Tarihler 90’Iarı gösterdiğinde dünya hâlâ 80’lerin çılgın gece partilerinin etkisindeydi.
Abartı gitmiş, sağduyu gelmiş ve eğlenceli hızlı hatchback’ler tükenmekte olan türler arasında yerini almıştı. Başarılı bir Formula 1 takımı bile bir önceki 10 yılın umursamazlığı nedeniyle bu kadar vahşi bileşenler kullanmayı düşünmüyordu. Asıl soru, bunun bir önemi olup olmadığıydı.
Konu, Renault Clio Williams. Genel kanı, eğer abartıdan biraz uzaklaşıp birlikte yaşaması daha kolay bir otomobil üretirseniz, ortaya daha az eğlenceli ama daha fazla kullandığınız için daha fazla mutlu olacağınız bir otomobil çıkacağı yönündeydi. Williams bu durumu harika şekilde yansıttı. Onu 205 ile karşılaştırma eğilimi, onun da Fransız olmasından ve benzer bir düzene sahip olmasından kaynaklanıyor.
Williams daha konforlu, daha kaliteli, daha sessizdi. Bunlar dışında güçlü olduğu bir yönü yoktu ama bütün bunları istekli bir sürüşle sundu. Üstelik Peugeot’dan daha hızlıydı. 205 etrafta kayarken , Clio’nun süspansiyonu öyle dengeliydi ki , 205'in parmak uçlarında döndüğü virajlardan akıp gidebilirdiniz. İlginç bir otomobildi.
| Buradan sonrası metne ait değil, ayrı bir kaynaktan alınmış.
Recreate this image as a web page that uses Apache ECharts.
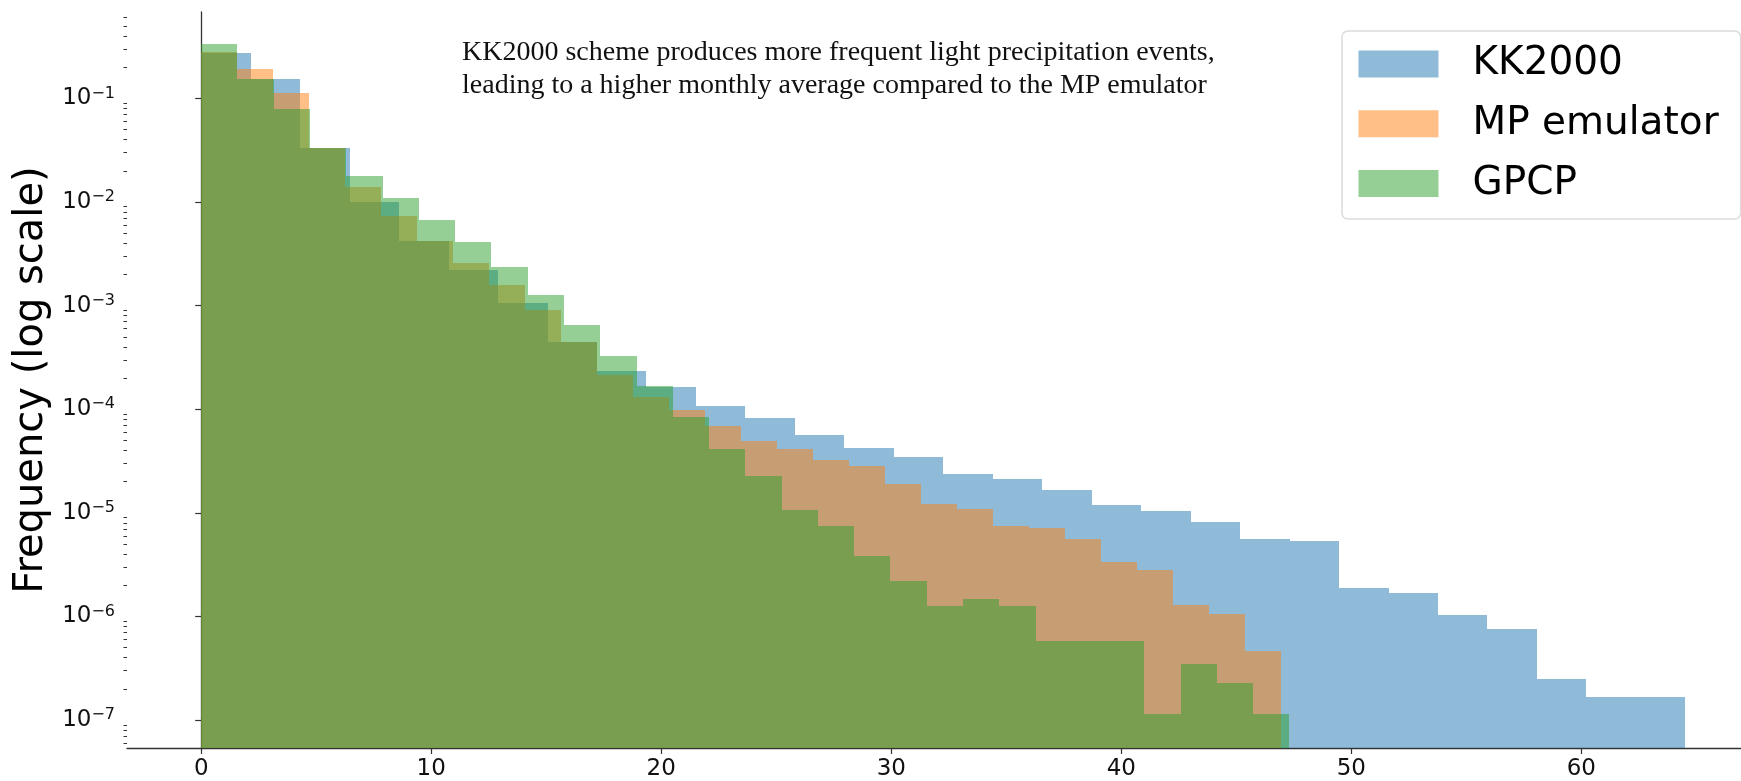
<!DOCTYPE html>
<html>
<head>
<meta charset="utf-8">
<script src="https://cdn.jsdelivr.net/npm/echarts@6/dist/echarts.min.js"></script>
<style>
html,body{margin:0;padding:0;background:#fff;}
#chart{width:1741px;height:781px;}
</style>
</head>
<body>
<div id="chart"></div>
<script>
// ---- data ----
const seriesNames = ['KK2000', 'MP emulator', 'GPCP'];
const binCount = 30;
const kkRange = [0, 64.52];
const mpRange = [0, 46.93];
const gpcpRange = [0, 47.31];
const kkValues = [0.273, 0.153, 0.0331, 0.0101, 0.00423, 0.00222, 0.00106, 0.000441, 0.000232, 0.000163,
  0.000107, 8.22e-5, 5.65e-5, 4.2e-5, 3.44e-5, 2.38e-5, 2.11e-5, 1.65e-5, 1.18e-5, 1.05e-5,
  8.18e-6, 5.65e-6, 5.4e-6, 1.875e-6, 1.69e-6, 1.03e-6, 7.6e-7, 2.5e-7, 1.69e-7, 1.69e-7];
const mpValues = [0.28, 0.191, 0.112, 0.0331, 0.0139, 0.00736, 0.00423, 0.00258, 0.00159, 0.000912,
  0.000441, 0.000216, 0.000131, 9.77e-5, 6.84e-5, 4.9e-5, 4.14e-5, 3.27e-5, 2.82e-5, 1.9e-5,
  1.21e-5, 1.1e-5, 7.43e-6, 7.1e-6, 5.65e-6, 3.37e-6, 2.82e-6, 1.28e-6, 1.05e-6, 4.63e-7];
const gpcpValues = [0.336, 0.153, 0.0787, 0.0331, 0.0179, 0.0109, 0.00664, 0.00407, 0.00235, 0.00127,
  0.000655, 0.000329, 0.000166, 8.4e-5, 4.14e-5, 2.25e-5, 1.06e-5, 7.5e-6, 3.82e-6, 2.21e-6,
  1.25e-6, 1.49e-6, 1.25e-6, 5.78e-7, 5.78e-7, 5.78e-7, 1.14e-7, 3.45e-7, 2.28e-7, 1.14e-7];
const xTicks = [0, 10, 20, 30, 40, 50, 60];
const yTicks = [1e-7, 1e-6, 1e-5, 1e-4, 1e-3, 1e-2, 1e-1];
const annotation = 'KK2000 scheme produces more frequent light precipitation events,\nleading to a higher monthly average compared to the MP emulator';

// ---- axis extents ----
const X_MIN = -3.226, X_MAX = 66.94;
const Y_MIN = Math.pow(10, -7.269), Y_MAX = Math.pow(10, -0.1666);

const yMinorTicks = [];
for (let n = -8; n <= -1; n++) {
  for (let k = 2; k <= 9; k++) {
    const v = k * Math.pow(10, n);
    if (v >= Y_MIN && v <= Y_MAX) yMinorTicks.push(v);
  }
}

function histData(range, values) {
  const w = (range[1] - range[0]) / binCount;
  return values.map((v, i) => [range[0] + i * w, range[0] + (i + 1) * w, v]);
}

function renderBin(params, api) {
  const x0 = api.value(0), x1 = api.value(1), v = api.value(2);
  const pTop = api.coord([x0, v]);
  const pBot = api.coord([x1, Y_MIN]);
  const X0 = Math.round(pTop[0]), X1 = Math.round(pBot[0]);
  const Y0 = Math.round(pTop[1]), Y1 = Math.round(pBot[1]);
  return {
    type: 'rect',
    shape: { x: X0, y: Y0, width: X1 - X0, height: Y1 - Y0 },
    style: { fill: api.visual('color') }
  };
}

const colors = ['rgba(31,119,180,0.5)', 'rgba(255,127,14,0.5)', 'rgba(44,160,44,0.5)'];
const allData = [histData(kkRange, kkValues), histData(mpRange, mpValues), histData(gpcpRange, gpcpValues)];

const FONT = 'DejaVu Sans';
const chart = echarts.init(document.getElementById('chart'), null, { renderer: 'canvas' });

const option = {
  animation: false,
  backgroundColor: '#fff',
  grid: { left: 127, right: 0, top: 12, bottom: 32.7, containLabel: false },
  legend: {
    orient: 'vertical',
    left: 1342,
    top: 31,
    icon: 'rect',
    itemWidth: 80,
    itemHeight: 27,
    itemGap: 20.8,
    padding: [13.5, 22, 16, 16.5],
    backgroundColor: '#fff',
    borderColor: '#dcdcdc',
    borderWidth: 1.5,
    borderRadius: 6,
    selectedMode: false,
    textStyle: { fontFamily: FONT, fontSize: 39, color: '#000', padding: [0, 0, 0, 29] },
    data: seriesNames
  },
  xAxis: {
    type: 'value',
    min: X_MIN,
    max: X_MAX,
    axisLine: { show: true, lineStyle: { color: '#333', width: 1.3 } },
    axisTick: { show: true, length: 6, lineStyle: { color: '#333', width: 1.2 }, customValues: xTicks },
    axisLabel: { show: true, customValues: xTicks, margin: 10, fontFamily: FONT, fontSize: 23, color: '#111' },
    splitLine: { show: false }
  },
  yAxis: [
    {
      type: 'log',
      min: Y_MIN,
      max: Y_MAX,
      name: 'Frequency (log scale)',
      nameLocation: 'middle',
      nameGap: 74,
      nameTextStyle: { fontFamily: FONT, fontSize: 40, color: '#000' },
      axisLine: { show: true, lineStyle: { color: '#333', width: 1.3 } },
      axisTick: { show: true, length: 6, lineStyle: { color: '#333', width: 1.2 }, customValues: yTicks },
      axisLabel: {
        show: true,
        customValues: yTicks,
        margin: 12,
        formatter: function (v) {
          const e = Math.round(Math.log10(v));
          return '{a|10}{b|\u2212' + (-e) + '}';
        },
        rich: {
          a: { fontFamily: FONT, fontSize: 23, color: '#111', lineHeight: 26 },
          b: { fontFamily: FONT, fontSize: 16, color: '#111', verticalAlign: 'top', lineHeight: 18 }
        }
      },
      splitLine: { show: false },
      minorTick: { show: false }
    },
    {
      type: 'log',
      min: Y_MIN,
      max: Y_MAX,
      position: 'left',
      axisLine: { show: false },
      axisTick: { show: true, length: 3.5, lineStyle: { color: '#333', width: 1 }, customValues: yMinorTicks },
      axisLabel: { show: false },
      splitLine: { show: false }
    }
  ],
  graphic: [
    {
      type: 'text',
      left: 462,
      top: 36,
      style: {
        text: annotation,
        fontFamily: 'Liberation Serif',
        fontSize: 28,
        lineHeight: 33,
        fill: '#111'
      },
      z: 10
    }
  ],
  series: seriesNames.map((name, i) => ({
    name: name,
    type: 'custom',
    xAxisIndex: 0,
    yAxisIndex: 0,
    itemStyle: { color: colors[i] },
    renderItem: renderBin,
    encode: { x: [0, 1], y: 2 },
    data: allData[i],
    z: 2
  }))
};

chart.setOption(option);
</script>
</body>
</html>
Golf'ün büyük atmosferik motorunun ön tekerlekleri beş ileri şanzımanla döndürdüğü düzen değiştirilmeden kullanılmıştı. Hangi Williams’ın alınması gerektiği sorusunaysa; Orijinalinin daha hafif ve saf olduğunu, Williams 2’nin daha uygun fiyatlı olduğunu, Williams 3’ünse daha nadir olduğunu söyleyerek cevap verebiliriz. Hepsi harika. Bu nedenle paranız hangisine yetiyorsa onu alın.